Notice of Online Archive

  • This page is no longer being updated and remains online for informational and historical purposes only. The information is accurate as of the last page update.

    For questions about page contents, contact the Communications Division.

Although a bad recording experience ten years earlier led Lorenz Maycher, organ and classical piano instructor at Lafayette, to vow never to do another one, he couldn’t resist the call of a masterpiece instrument.

His new CD, The Aeolian-Skinner Sound, has been released on the Raven label.

The Aeolian-Skinner Organ Company, which, according to Maycher, was the finest organ company in the United States in the 20th century, built organs that could play any type of repertoire, from German to Baroque, from French Romantic to 20th century American. Today, many of these organs have fallen into disrepair.

“I felt it was important to document the genius behind the Aeolian-Skinner sound, and to maybe help educate organists of the younger generation about its beauty,” Maycher says.

The recording took place in early January 2004 at Trinity Episcopal Church in Bethlehem, Pa., where he is the organist-choirmaster.

“Week after week it is so exciting that it gives me chills,” Maycher says.

He spent several weeks fine-tuning the phrasing, nuance, and technical aspects of the program, working both at home and at the church.

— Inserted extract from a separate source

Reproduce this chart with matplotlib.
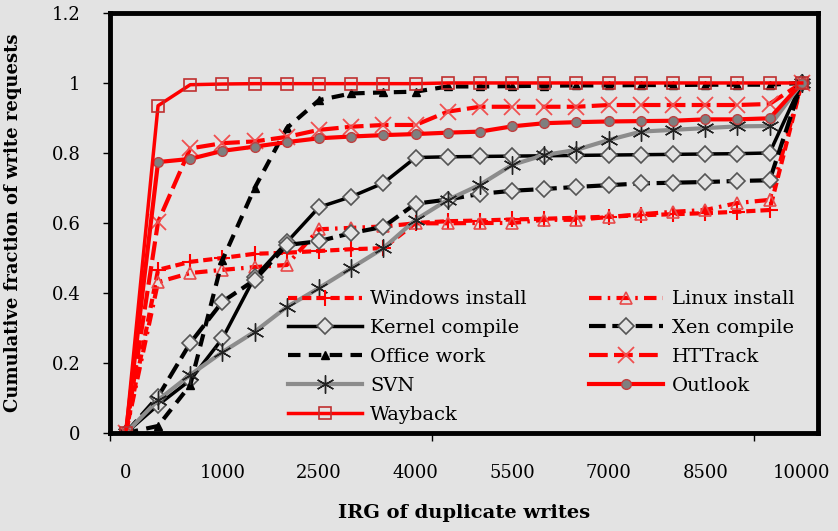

“By the time the date came around for the actual recording, I knew exactly what I wanted to do with each piece,” Maycher says.

Although this is a solo recording, he finds it exciting to collaborate with others on music.

“I just love talking about music with the students at Lafayette, because each one has a different perspective on the music they’re working on, or a different approach,” Maycher says. “Working on music together helps, I’d like to think, both the student and myself grow and become better musicians and people.”

In addition to his work at Lafayette and Trinity Episcopal Church, he is assistant director of music at DeSales University.

He was formerly organist at the historic First Church of Christ, Scientist, New York City, for ten years. A native of Oklahoma, he has studied organ with Margaret Lindsay, Thomas Matthews, Clyde Holloway, and William Watkins, and is a graduate of Rice University.

While a student at Rice, Maycher won the Gibbons Prize in organ, placed first in the San Antonio Pipe Organ Competition, and won the Houston AGO’s Mary Ellen Bond Award.

In 1989, Lorenz was a featured recitalist at the Organ Historical Society national convention held in New Orleans. He has since been invited to play for seven OHS national conventions, and was recipient of an OHS E. Power Biggs Fellowship. He has played over 50 recitals on the 1830 Appleton organ at the Metropolitan Museum of Art in New York City, and has appeared in recital in such places as Wichita State University, Rollins College, Irvine Auditorium (University of Pennsylvania), and Philadelphia’s Lord and Taylor Department Store (on the Wanamaker Grand Court Organ).